This is the third in a bi-monthly 2017 series devoted to catching up with the greats of anime I haven't seen, preferably with one or both of my sons.
As mentioned above, I've been working my hardest to make Audient Anime an experience I can share with at least my older son, preferably both of them. Much if not most of Studio Ghibli's fare is appropriate for them, even if the younger one is only three.
But despite their overwhelmingly positive response to My Neighbor Totoro, neither of the two I've chosen next have been a cinch to get them on board.
As you may recall from my last post, Kiki's Delivery Service would have been a complete failure had not my older son noted I was watching it by myself in the evening of the afternoon where I'd tried to show it to them. Because it fed into my own interests, I allowed him to convince me to stay up and watch it with me.
Castle in the Sky was actually a bit of an easier sell, as it turns out, but there was still a bit of arm-twisting necessary to overcome their initial reluctance. In fact, I think the older one was sold on the back cover of the BluRay, after initially being turned off by its front cover. The younger one was happy enough to go along with it, but he didn't last the whole movie -- at first he was off playing a bit, and then he fell asleep watching it. However, drawing the distinction between the two should tell you that the second one did watch the whole thing -- all two hours of it.
Castle in the Sky was the first film in the series that I had not hand-picked for us to watch. I was actually interested in a different Castle, one of the Howl's Moving variety. But when I encountered Sky at the library a couple weeks before the start of June, the proscribed month for the third bi-monthly installment of this series, I made the mental switch easily enough.

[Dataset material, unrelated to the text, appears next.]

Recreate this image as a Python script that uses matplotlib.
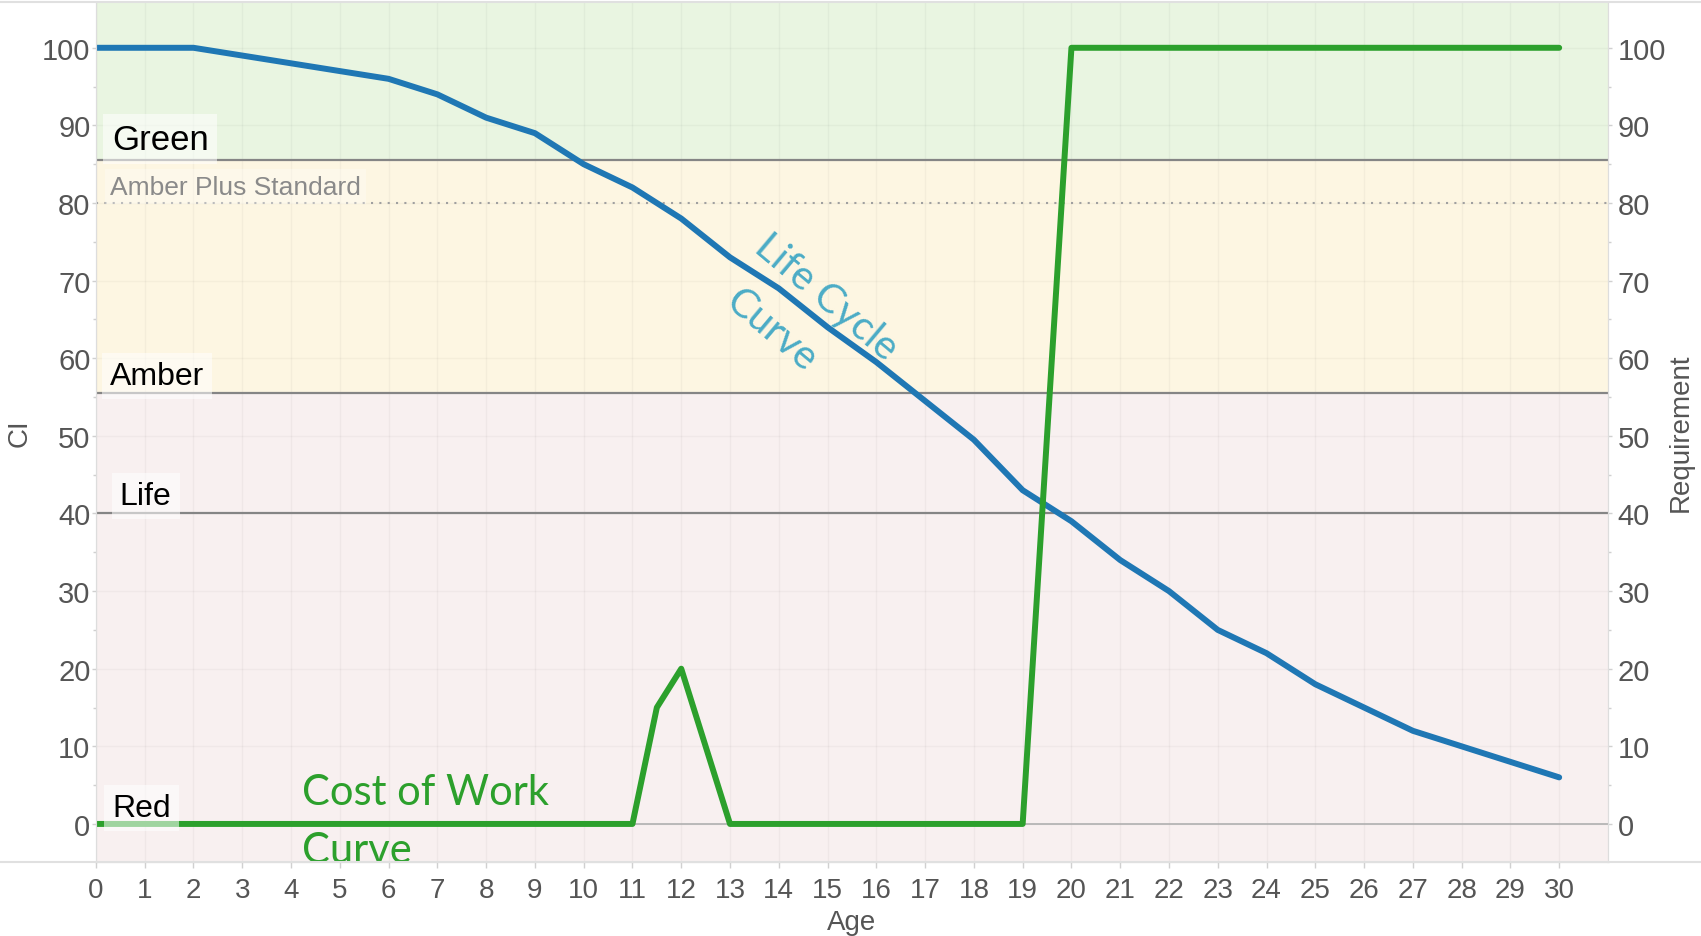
import matplotlib
matplotlib.use("Agg")
import matplotlib.pyplot as plt
from matplotlib.lines import Line2D

# --- data ---
age = list(range(31))
ci = [100, 100, 100, 99, 98, 97, 96, 94, 91, 89, 85, 82, 78, 73, 69, 64,
      59.5, 54.5, 49.5, 43, 39, 34, 30, 25, 22, 18, 15, 12, 10, 8, 6]
req_age = [0, 11, 11.5, 12, 13, 19, 20, 30]
req = [0, 0, 15, 20, 0, 0, 100, 100]

bands = [(-10, 55.5, '#f8f0f0'), (55.5, 85.5, '#fdf6e2'), (85.5, 120, '#e9f5e1')]
band_lines = [85.5, 55.5, 40]
amber_plus = 80

plt.rcParams['font.family'] = ['Liberation Sans', 'DejaVu Sans']

fig = plt.figure(figsize=(17.01, 9.37), dpi=100)
ax = fig.add_axes([0.0564, 0.0790, 0.8889, 0.9178])
ax2 = ax.twinx()

ylim = (-4.9, 105.9)
ax.set_xlim(0, 31)
ax.set_ylim(*ylim)
ax2.set_ylim(*ylim)

# --- background bands and reference lines ---
for lo, hi, col in bands:
    ax.axhspan(lo, hi, color=col, zorder=0, lw=0)
for x in age:
    ax.axvline(x, color=(0, 0, 0, 0.035), lw=1, zorder=0.5)
for y in range(0, 101, 10):
    ax.axhline(y, color=(0, 0, 0, 0.03), lw=1, zorder=0.5)
for y in band_lines:
    ax.axhline(y, color='#858585', lw=1.6, zorder=1)
ax.axhline(0, color='#b0b0b0', lw=1.2, zorder=1)
ax.axhline(amber_plus, color='#a0a0a0', lw=1.5, ls=(0, (1, 3)), zorder=1)

# --- curves ---
ax.plot(age, ci, color='#1f77b4', lw=4.3, solid_capstyle='round',
        solid_joinstyle='round', zorder=3)
ax.plot(req_age, req, color='#2ca02c', lw=4.3, solid_capstyle='round',
        solid_joinstyle='round', zorder=4)

# --- band labels ---
box = dict(boxstyle='square,pad=0.25', fc='white', ec='none', alpha=0.55)
ax.text(0.33, 87.0, 'Green', fontsize=25, color='black', bbox=box, zorder=5)
ax.text(0.29, 81.2, 'Amber Plus Standard', fontsize=19, color='#8a8a8a',
        bbox=dict(boxstyle='square,pad=0.2', fc='white', ec='none', alpha=0.3), zorder=5)
ax.text(0.29, 56.7, 'Amber', fontsize=23, color='black', bbox=box, zorder=5)
ax.text(0.49, 41.2, 'Life', fontsize=23, color='black', bbox=box, zorder=5)
ax.text(0.33, 1.0, 'Red', fontsize=23, color='black', bbox=box, zorder=5)

# --- curve callouts ---
ax.text(4.22, 2.6, 'Cost of Work', fontsize=30, color='#2ca02c',
        family=['Lato', 'DejaVu Sans'], zorder=6, clip_on=False)
ax.text(4.22, -4.9, 'Curve', fontsize=30, color='#2ca02c',
        family=['Lato', 'DejaVu Sans'], zorder=6, clip_on=False)
ax.text(14.98, 67.9, 'Life Cycle', fontsize=29, color='#4bacc6', rotation=-40,
        rotation_mode='anchor', ha='center', va='center',
        family=['Lato', 'DejaVu Sans'], zorder=6)
ax.text(13.85, 63.7, 'Curve', fontsize=29, color='#4bacc6', rotation=-40,
        rotation_mode='anchor', ha='center', va='center',
        family=['Lato', 'DejaVu Sans'], zorder=6)

# --- axes styling ---
ax.set_xticks(age)
ax.set_yticks(range(0, 101, 10))
ax.set_yticks(range(5, 101, 10), minor=True)
ax2.set_yticks(range(0, 101, 10))
ax2.set_yticks(range(5, 101, 10), minor=True)
for a in (ax, ax2):
    for s in a.spines.values():
        s.set_color('#dddddd')
    a.spines['top'].set_visible(False)
    a.tick_params(which='both', color='#d0d0d0', length=3, width=1, labelcolor='#555555')
    a.tick_params(which='minor', length=2)
ax.tick_params(axis='y', labelsize=21, pad=1)
ax.tick_params(axis='x', labelsize=20, pad=7, length=4)
ax2.tick_params(axis='y', labelsize=21, pad=4)

ax.set_xlabel('Age', fontsize=20, color='#555555', labelpad=4)
ax.set_ylabel('CI', fontsize=20, color='#555555')
ax2.set_ylabel('Requirement', fontsize=20, color='#555555')
ax.yaxis.set_label_coords(-0.0417, 0.5)
ax2.yaxis.set_label_coords(1.0397, 0.5)

# full-width frame lines (top and bottom)
fig.add_artist(Line2D([0, 1], [0.0790, 0.0790], transform=fig.transFigure,
                      color='#e0e0e0', lw=1.5))
fig.add_artist(Line2D([0, 1], [0.9968, 0.9968], transform=fig.transFigure,
                      color='#e0e0e0', lw=1.5))

fig.savefig('out.png', dpi=100)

And once again Miyazaki helped in overcoming the kids' potential doubts right from the get-go. (Actually, he didn't really do that with Kiki's Delivery Service -- but that's more of a them thing than a him thing.) Castle in the Sky opens with pirates in flying machines with dragonfly wings, attacking an air ship that's carrying a girl who's in possession of a necklace they want. She climbs out among the clouds, on a thin outer railing. Nothing bad could actually happen, right? Well, it doesn't ... but you wouldn't know that from the girl losing her grip and plummeting toward the ground from several miles up in the air. (Don't worry, the amulet around her neck helps her float to the ground unharmed.)
The action set piece opening brought my older son right in, and really, kept him the whole way. He never really flagged, which I found especially impressive given the film's mammoth (and wholly unexpected) 125-minute running time. In fact, if I had known it would run longer that two hours, I might have never exposed them to it in the first place, considering it too unlikely of a proposition. Glad I did, since my son didn't actually complain. It was I who started squirming in my seat by about the 100-minute mark, when I could tell it still had a decent chunk of time left to go. In fact, a bit of a miscalculation on the running time, which started to wear me down a bit, was the only thing that kept Castle in the Sky from being in the same rarefied air, star ratings-wise, as its two five-star predecessors in this series. Still a wondrous adventure with tons of heart, Castle clocked in at four stars for me on Letterboxd.
One problem with the film, if you want to call it that, is that it has a sort of emotional climax around the 70-minute mark, in one of my favorite sequences. It's a "problem" because you shouldn't hit your emotional high point 50 minutes from the end of the movie. As luck would have it, Castle in the Sky made a good companion to The Iron Giant, which the kids had only recently watched and fallen in love with for the first time. In fact, I almost wonder if Brad Bird wasn't influenced in some way by Miyazaki, as his title character in the film that came 13 years later looks a lot like this:
This robot is one of the artifacts from Laputa, the castle of the title, which comes to life unexpectedly when in range of Sheeta's amulet. It doesn't learn to talk, and certainly not in the voice of Vin Diesel, but the robot does engage in some rather giant-like sacrifices in the interest of protecting its humans, coming under heavy artillery fire. The effect on me was pretty profound.
As I've been watching these with my kids, it's interested me what impact seeing it dubbed, rather than subtitled, would have on my own viewing. I guess we're 3-for-3 in me not caring about this nearly as much as I thought I would. One character in this movie does have a voice that unmistakably belongs to someone I know, namely, Cloris Leachman as the lead pirate, Dola. I suppose this was a "distraction" from time to time, since her voice is so distinctive, but she does a good job with the material so that mitigated some of the ways it took me out of it. One thing I wouldn't have noticed if I hadn't seen the opening credits was that the future Dawson Leery, none other than James Van Der Beek, voices the lead male character, Pazu. Of course, that's in the 1998 version, not the 1989 version that first appeared in the U.S.
I'm calling this series Audient Anime, but I might as well have been calling it Audient Miyazaki for how single-mindedly I've focused on just one director so far. In August I think I'll change that, while also using the opportunity to transition to material that's slightly more adult oriented. Can't twist my kids' arms forever, now can I? However, I'll be sure to circle back around for one final Miyazaki movie for before this is all said and done.